Large white walking machine

Prosthesis: The Anti-Robot

Incubated in the eatART Lab, Prosthesis was originally an independent art project by Jonathan Tippett, co-creator of The Mondo Spider. The project has since evolved into ExoSapien Technologies, a for-profit company with the vision to create a world in which large scale powered exo-suits are commonplace.

The concept dates back to 2006 when Jon envisioned building a giant, exo-skeletal walking machine as a celebration of human skill. After a detour designing and building a different walking machine, the Mondo Spider, Jon assembled a team in 2010 and began working in earnest on Prosthesis. Over the next 5 years dozens of volunteers and engineering student teams helped Jon construct and test a single ⅔ scale leg, dubbed The Alpha Leg.
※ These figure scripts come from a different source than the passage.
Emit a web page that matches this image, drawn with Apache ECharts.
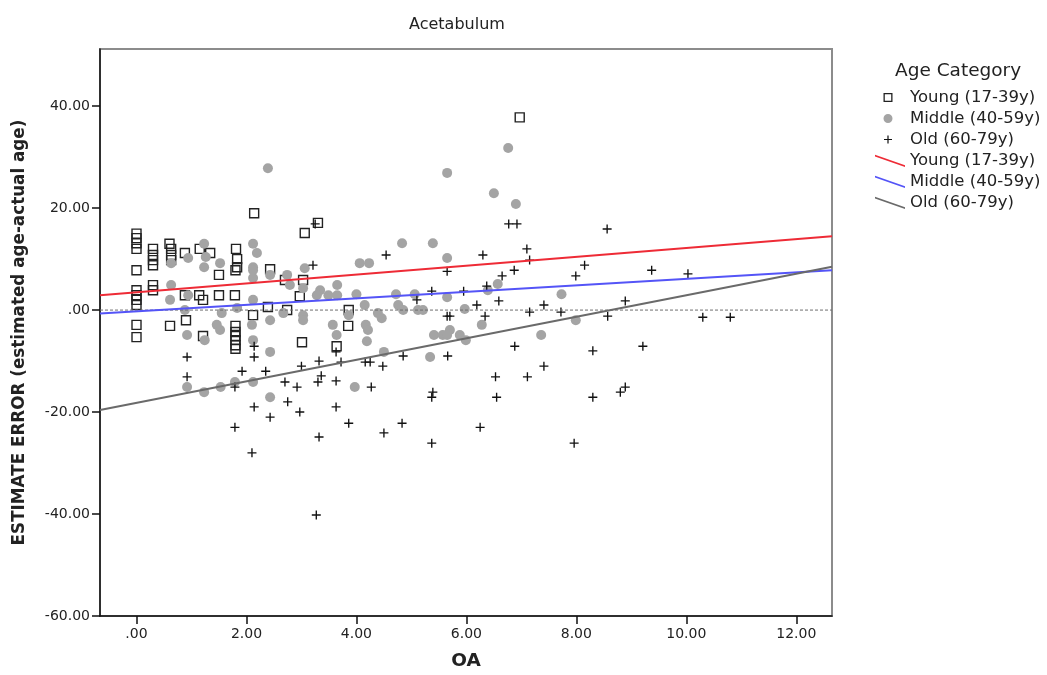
<!DOCTYPE html>
<html>
<head>
<meta charset="utf-8">
<script src="https://cdn.jsdelivr.net/npm/echarts@6/dist/echarts.min.js"></script>
<style>
  html, body { margin: 0; padding: 0; background: #fff; }
  #chart { width: 1047px; height: 675px; }
</style>
</head>
<body>
<div id="chart"></div>
<script>
// data: [OA, estimate error]
var youngPoints = [
  [0,15],[0,14.1],[0,13.1],[0,12],[0,7.8],[0,3.9],[0,2.9],[0,2.0],[0,1.0],[0,-2.9],[0,-5.3],
  [0.3,12],[0.3,10.8],[0.3,9.8],[0.3,8.8],[0.3,4.9],[0.3,3.9],
  [0.6,13],[0.63,12],[0.63,10.8],[0.63,9.8],[0.61,-3.1],
  [0.88,11.2],[0.88,2.9],[0.9,-2],
  [1.15,12],[1.34,11.2],[1.14,2.9],[1.21,2.0],[1.21,-5.1],
  [1.5,6.9],[1.5,2.9],
  [1.81,12],[1.83,10],[1.83,8.4],[1.8,7.8],[1.79,2.9],[1.8,-3.1],[1.8,-4.3],[1.8,-5.1],[1.8,-5.9],[1.8,-6.9],[1.8,-7.6],
  [2.14,19],[2.12,-1.0],[2.43,8],[2.39,0.6],
  [2.7,5.9],[3.03,5.9],[2.97,2.7],[2.74,0],[3.06,15.1],[3.3,17.1],[3.86,0],[3.85,-3.1],[3.01,-6.3],[3.64,-7.1],
  [6.97,37.8]
];
var middlePoints = [
  [0.63,9.2],[0.94,10.2],[1.23,13],[1.26,10.4],[1.52,9.2],[1.23,8.4],[2.12,13],[2.19,11.2],[2.12,8.4],[2.39,27.8],
  [2.12,7.8],[2.43,6.9],[2.12,6.3],[0.63,4.9],[0.61,2.0],[0.94,2.9],
  [1.83,0.4],[2.12,2.0],[0.88,0],[1.55,-0.6],[2.43,-2],[1.46,-2.9],[1.52,-3.9],[0.92,-4.9],[1.24,-5.9],[2.1,-2.9],[2.12,-5.9],[2.43,-8.2],
  [0.92,-15.1],[1.23,-16.1],[1.53,-15.1],[1.79,-14.1],[2.12,-14.1],[2.43,-17.1],
  [4.83,13.1],[5.39,13.1],[4.06,9.2],[4.23,9.2],[3.06,8.2],[5.65,10.2],[2.74,6.9],[2.79,4.9],[3.03,4.3],
  [3.34,3.9],[3.49,2.9],[3.65,4.9],[3.65,2.9],[3.28,2.9],[4.0,3.1],[4.15,1.0],[4.72,3.1],[5.06,3.1],[4.76,1.0],[4.85,0],[5.12,0],[5.21,0],[5.65,2.5],
  [2.67,-0.6],[3.03,-1],[3.03,-2],[3.86,-1],[3.57,-2.9],[3.64,-4.9],[4.17,-2.9],[4.21,-3.9],[4.39,-0.6],[4.46,-1.6],[4.19,-6.1],[5.41,-4.9],[5.57,-4.9],
  [4.5,-8.2],[5.34,-9.2],[3.97,-15.1],
  [5.65,26.9],[6.76,31.8],[6.5,22.9],[6.9,20.8],[6.57,5.1],[6.39,3.9],[7.73,3.1],[5.97,0.2],[7.99,-2],[6.28,-2.9],
  [5.7,-3.9],[5.65,-4.9],[5.88,-4.9],[5.99,-5.9],[7.36,-4.9]
];
var oldPoints = [
  [2.14,-7.1],[2.14,-9.2],[0.92,-9.2],[0.92,-13.1],[1.92,-12],[2.35,-12],[1.79,-15.1],[2.14,-19],[2.43,-21],[1.79,-23],[2.1,-28],
  [3.25,16.9],[4.54,10.8],[3.21,8.8],[5.65,7.6],[5.37,3.7],[5.1,2.0],[5.65,-1.2],[5.7,-1.2],
  [3.63,-8.2],[3.0,-11],[3.32,-10],[3.72,-10.2],[4.16,-10.2],[4.25,-10.2],[4.48,-11],[4.85,-9],[5.66,-9],
  [2.7,-14.1],[2.92,-15.1],[3.36,-12.9],[3.3,-14.1],[3.63,-13.9],[4.27,-15.1],[5.39,-16.1],[5.37,-17.1],
  [2.75,-18],[2.97,-20],[3.63,-19],[3.86,-22.2],[4.5,-24.1],[4.83,-22.2],[3.32,-24.9],[5.37,-26.1],[3.27,-40.2],
  [6.77,16.9],[6.92,16.9],[8.56,15.9],[7.1,12],[6.3,10.8],[7.15,9.8],[8.15,8.8],[7.99,6.7],[6.65,6.7],[6.87,7.8],[9.37,7.8],
  [6.37,4.7],[5.95,3.7],[6.59,1.8],[8.89,1.8],[6.19,1.0],[7.41,1.0],[7.15,-0.4],[7.72,-0.4],[6.34,-1.2],[8.57,-1.2],
  [6.88,-7.1],[8.3,-8],[9.21,-7.1],[7.41,-11],[6.53,-13.1],[7.11,-13.1],[6.55,-17.1],[8.3,-17.1],[8.8,-16.1],[8.89,-15.1],
  [6.25,-23],[7.96,-26.1],[10.03,7.1],[10.3,-1.4],[10.8,-1.4]
];

// fit lines: y at the left and right edge of the x range
var fitX = [-0.664, 12.65];
var youngFit = [2.9, 14.5];
var middleFit = [-0.65, 7.8];
var oldFit = [-19.6, 8.5];
var zeroLine = [0, 0];

var xTicks = [0, 2, 4, 6, 8, 10, 12];
var yTicks = [-60, -40, -20, 0, 20, 40];

var groupNames = ['Young (17-39y)', 'Middle (40-59y)', 'Old (60-79y)'];

function pairUp(xs, ys) {
  return xs.map(function (x, i) { return [x, ys[i]]; });
}
function fmt(v) {
  return v === 0 ? '.00' : v.toFixed(2);
}

// legend icons live in a 30x14 box (tiny corner specks keep the box size)
var box = 'M0,0h0.01v0.01h-0.01Z M30,14h-0.01v-0.01h0.01Z ';
var iconSquare = 'path://' + box + 'M8.5,2.5H17.5V11.5H8.5Z M9.8,3.8V10.2H16.2V3.8Z';
var iconCircle = 'path://' + box + 'M8.5,7A4.5,4.5 0 1,0 17.5,7A4.5,4.5 0 1,0 8.5,7Z';
var iconPlus = 'path://' + box + 'M12.4,3H13.6V6.4H17V7.6H13.6V11H12.4V7.6H9V6.4H12.4Z';
var iconLine = 'path://' + box + 'M0,1.2L30,11.8L30,13.6L0,3Z';
var plusSymbol = 'path://M3.4,0H4.6V3.4H8V4.6H4.6V8H3.4V4.6H0V3.4H3.4Z';

var chart = echarts.init(document.getElementById('chart'));
var txt = '#222';
var font = 'DejaVu Sans';

chart.setOption({
  animation: false,
  backgroundColor: '#fff',
  textStyle: { fontFamily: font, color: txt },
  title: [
    { text: 'Acetabulum', left: 404, top: 12,
      textStyle: { fontSize: 16, fontWeight: 'normal', color: txt, fontFamily: font } },
    { text: 'Age Category', left: 890, top: 57,
      textStyle: { fontSize: 18.5, fontWeight: 'normal', color: txt, fontFamily: font } }
  ],
  legend: {
    orient: 'vertical',
    left: 870,
    top: 84,
    itemWidth: 30,
    itemHeight: 14,
    itemGap: 4,
    symbolKeepAspect: true,
    textStyle: { fontSize: 16.5, color: txt, fontFamily: font, padding: [0, 0, 0, 0] },
    data: [
      { name: groupNames[0], icon: iconSquare, itemStyle: { color: '#222', borderWidth: 0 } },
      { name: groupNames[1], icon: iconCircle, itemStyle: { color: '#a4a4a4', borderWidth: 0 } },
      { name: groupNames[2], icon: iconPlus, itemStyle: { color: '#111', borderWidth: 0 } },
      { name: groupNames[0] + ' ', icon: iconLine, itemStyle: { color: '#ee2b36' } },
      { name: groupNames[1] + ' ', icon: iconLine, itemStyle: { color: '#5454f7' } },
      { name: groupNames[2] + ' ', icon: iconLine, itemStyle: { color: '#6a6a6a' } }
    ]
  },
  grid: {
    left: 100, right: 215, top: 49, bottom: 59,
    outerBoundsMode: 'none',
    show: true, borderColor: '#8c8c8c', borderWidth: 2, backgroundColor: '#fff'
  },
  xAxis: {
    type: 'value',
    min: fitX[0], max: fitX[1],
    name: 'OA',
    nameLocation: 'middle',
    nameGap: 36,
    nameTextStyle: { fontSize: 18.5, fontWeight: 'bold', color: txt, fontFamily: font },
    axisLine: { onZero: false, lineStyle: { color: '#111', width: 1.5 } },
    axisTick: { length: 8, customValues: xTicks, lineStyle: { color: '#111', width: 1.5 } },
    axisLabel: { customValues: xTicks, formatter: fmt, fontSize: 14, color: txt, margin: 11 },
    splitLine: { show: false }
  },
  yAxis: {
    type: 'value',
    min: -60, max: 51.2,
    name: 'ESTIMATE ERROR (estimated age-actual age)',
    nameLocation: 'middle',
    nameGap: 72,
    nameTextStyle: { fontSize: 16.8, fontWeight: 'bold', color: txt, fontFamily: font },
    axisLine: { onZero: false, lineStyle: { color: '#111', width: 1.5 } },
    axisTick: { length: 8, customValues: yTicks, lineStyle: { color: '#111', width: 1.5 } },
    axisLabel: { customValues: yTicks, formatter: fmt, fontSize: 14, color: txt, margin: 10 },
    splitLine: { show: false }
  },
  series: [
    {
      name: groupNames[0], type: 'scatter', data: youngPoints,
      symbol: 'rect', symbolSize: 9,
      itemStyle: { color: 'rgba(255,255,255,0)', borderColor: '#222', borderWidth: 1.4, opacity: 1 }
    },
    {
      name: groupNames[1], type: 'scatter', data: middlePoints,
      symbol: 'circle', symbolSize: 10,
      itemStyle: { color: '#a4a4a4', opacity: 1 }
    },
    {
      name: groupNames[2], type: 'scatter', data: oldPoints,
      symbol: plusSymbol, symbolSize: 9,
      itemStyle: { color: '#111', opacity: 1 }
    },
    {
      name: 'zero', type: 'line', data: pairUp(fitX, zeroLine), symbol: 'none', silent: true,
      lineStyle: { color: '#6e6e6e', width: 1, type: [3, 2] }
    },
    {
      name: groupNames[0] + ' ', type: 'line', data: pairUp(fitX, youngFit), symbol: 'none',
      lineStyle: { color: '#ee2b36', width: 2 }, itemStyle: { color: '#ee2b36' }
    },
    {
      name: groupNames[1] + ' ', type: 'line', data: pairUp(fitX, middleFit), symbol: 'none',
      lineStyle: { color: '#5454f7', width: 2 }, itemStyle: { color: '#5454f7' }
    },
    {
      name: groupNames[2] + ' ', type: 'line', data: pairUp(fitX, oldFit), symbol: 'none',
      lineStyle: { color: '#6a6a6a', width: 2 }, itemStyle: { color: '#6a6a6a' }
    }
  ]
});
</script>
</body>
</html>
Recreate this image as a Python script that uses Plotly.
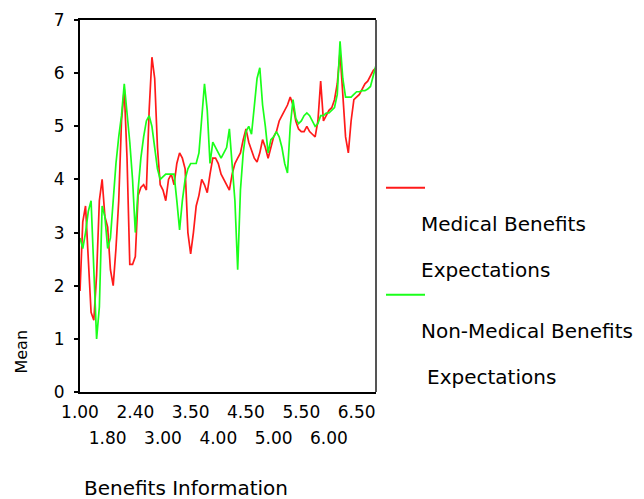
import plotly.graph_objects as go

# ---- data -------------------------------------------------------------
# category positions (108 ordered "Benefits Information" levels)
category_index = list(range(108))

tick_pos_row1 = [0, 20, 40, 60, 80, 100]
tick_text_row1 = ["1.00", "2.40", "3.50", "4.50", "5.50", "6.50"]
tick_pos_row2 = [10, 30, 50, 70, 90]
tick_text_row2 = ["1.80", "3.00", "4.00", "5.00", "6.00"]

medical = [
    1.9, 3.2, 3.5, 2.4, 1.5, 1.35, 2.2, 3.6, 4.0, 3.3,
    3.1, 2.3, 2.0, 2.7, 3.6, 5.1, 5.7, 4.4, 2.4, 2.4,
    2.55, 3.7, 3.85, 3.9, 3.8, 5.3, 6.3, 5.9, 4.6, 3.9,
    3.8, 3.6, 4.0, 4.1, 3.9, 4.3, 4.5, 4.4, 4.2, 3.0,
    2.6, 3.0, 3.5, 3.7, 4.0, 3.9, 3.75, 4.1, 4.4, 4.4,
    4.3, 4.1, 4.0, 3.9, 3.8, 4.1, 4.3, 4.4, 4.5, 4.75,
    4.95, 4.7, 4.55, 4.4, 4.33, 4.5, 4.75, 4.6, 4.4, 4.6,
    4.8, 4.9, 5.1, 5.2, 5.3, 5.4, 5.55, 5.4, 5.1, 4.95,
    4.9, 4.9, 5.0, 4.9, 4.85, 4.8, 5.1, 5.85, 5.1, 5.2,
    5.3, 5.35, 5.5, 5.8, 6.4, 5.6, 4.8, 4.5, 5.1, 5.5,
    5.55, 5.6, 5.7, 5.8, 5.85, 5.95, 6.05, 6.1,
]

non_medical = [
    2.9, 2.7, 3.0, 3.4, 3.6, 2.3, 1.0, 1.6, 3.5, 3.3,
    2.7, 2.9, 3.7, 4.3, 4.8, 5.2, 5.8, 5.3, 4.7, 4.0,
    3.0, 3.8, 4.4, 4.8, 5.1, 5.2, 5.0, 4.6, 4.2, 4.0,
    4.05, 4.1, 4.1, 4.1, 4.1, 3.6, 3.05, 3.6, 4.0, 4.2,
    4.3, 4.3, 4.3, 4.5, 5.2, 5.8, 5.3, 4.3, 4.7, 4.6,
    4.5, 4.4, 4.5, 4.6, 4.95, 4.3, 3.6, 2.3, 3.8, 4.5,
    4.9, 5.0, 4.85, 5.37, 5.9, 6.1, 5.4, 5.0, 4.5, 4.75,
    4.8, 4.9, 4.8, 4.6, 4.3, 4.12, 5.0, 5.5, 5.15, 5.05,
    5.1, 5.2, 5.25, 5.2, 5.1, 5.0, 5.05, 5.2, 5.2, 5.25,
    5.25, 5.3, 5.35, 5.6, 6.6, 5.9, 5.55, 5.55, 5.55, 5.6,
    5.65, 5.65, 5.67, 5.67, 5.7, 5.75, 5.95, 6.15,
]

series_names = ["Medical Benefits Expectations", "Non-Medical Benefits Expectations"]
y_ticks = [0, 1, 2, 3, 4, 5, 6, 7]

# ---- layout helpers (pixel -> paper) -----------------------------------
W, H = 644, 499
L, R, T, B = 80, 376, 20, 392.5


def px(x):
    return (x - L) / (R - L)


def py(y):
    return (B - y) / (B - T)


FONT = "DejaVu Sans"
RED = "#ff1a1a"
GREEN = "#1aff1a"

fig = go.Figure()
fig.add_trace(go.Scatter(x=category_index, y=non_medical, mode="lines",
                         line=dict(color=GREEN, width=1.7), name=series_names[1],
                         xaxis="x2", yaxis="y"))
fig.add_trace(go.Scatter(x=category_index, y=medical, mode="lines",
                         line=dict(color=RED, width=1.7), name=series_names[0],
                         xaxis="x", yaxis="y"))

fig.update_layout(
    width=W, height=H,
    margin=dict(l=L, r=W - R, t=T, b=H - B, pad=0),
    paper_bgcolor="white", plot_bgcolor="white",
    showlegend=False,
    font=dict(family=FONT, size=18, color="black"),
    xaxis=dict(
        range=[0, 107], showgrid=False, zeroline=False,
        tickmode="array", tickvals=tick_pos_row1, ticktext=tick_text_row1,
        ticks="", showline=True, linecolor="black", linewidth=2, mirror=True,
        tickfont=dict(family=FONT, size=17), ticklabelstandoff=4,
        automargin=False,
    ),
    xaxis2=dict(
        range=[0, 107], overlaying="x", matches="x", side="bottom",
        showgrid=False, zeroline=False, showline=False,
        tickmode="array", tickvals=tick_pos_row2, ticktext=tick_text_row2,
        ticks="", tickfont=dict(family=FONT, size=17), ticklabelstandoff=34,
        automargin=False,
    ),
    yaxis=dict(
        range=[0, 7], showgrid=False, zeroline=False,
        tickmode="array", tickvals=y_ticks,
        ticks="outside", ticklen=4, tickwidth=2, tickcolor="black",
        showline=True, linecolor="black", linewidth=2, mirror=False,
        tickfont=dict(family=FONT, size=17), ticklabelstandoff=6,
        automargin=False,
    ),
    shapes=[
        dict(type="line", xref="paper", yref="paper", x0=1, x1=1, y0=0, y1=1,
             line=dict(color="#555555", width=2)),
        dict(type="line", xref="paper", yref="paper", x0=px(386), x1=px(425),
             y0=py(188), y1=py(188), line=dict(color=RED, width=2)),
        dict(type="line", xref="paper", yref="paper", x0=px(386), x1=px(425),
             y0=py(295), y1=py(295), line=dict(color=GREEN, width=2)),
    ],
)

ann = []


def add_text(text, x, y, xanchor="left", size=20, angle=0):
    ann.append(dict(text=text, x=px(x), y=py(y), xref="paper", yref="paper",
                    xanchor=xanchor, yanchor="middle", showarrow=False,
                    textangle=angle, font=dict(family=FONT, size=size, color="black")))


add_text("Medical Benefits", 419, 224)
add_text("Expectations", 419, 270)
add_text("Non-Medical Benefits", 419, 331)
add_text("Expectations", 425, 377)
add_text("Benefits Information", 186, 489, xanchor="center")
add_text("Mean", 22, 352, xanchor="center", size=16, angle=-90)
fig.update_layout(annotations=ann)

fig.write_html("out.html",
               config={"displayModeBar": False},
               post_script="document.body.style.margin='0';document.body.style.padding='0';")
In 2016 Jon co-founded what is now ExoSapien Technologies with Aaron Fidler, Founder and then CEO of Furrion Ltd to bring the fictional backstory of mech racing to reality. Aaron and Furrion provided the resources needed to build Jon’s vision.

Through 2016 Prosthesis took shape in the eatART lab with the combined effort of the larger eatART community. Several members of the community joined the effort full time including Mondo Spider alum Ryan Johnston and Sam Meyer. The current Chief Operations Officer, Sam Carter initially took on the lead fabrication role for the build.

Prosthesis stood on its feet for the first time in January 2017 at CES in Las Vegas and then by November of that year Jon was able to walk the suit. So after nearly two years of fabrication, training and development it was established without question that the team had created a fully functional mech.

Since then the team has continued to work on increasing the capabilities of the mech with faster, more powerful movement and more responsive controls. In 2019 former eatART ED and 2010 Prosthesis student team alum Curtis Perrin joined the company. In the fall of 2020 pilot training experiences were offered publicly. These test pilots are helping to usher in the next phase of development; informing the design of 2nd generation mechs and setting the foundation of mech sports moving forward. Through this process we aim to inspire the creation of an entire sports league based on these huge, powerful, human piloted machines.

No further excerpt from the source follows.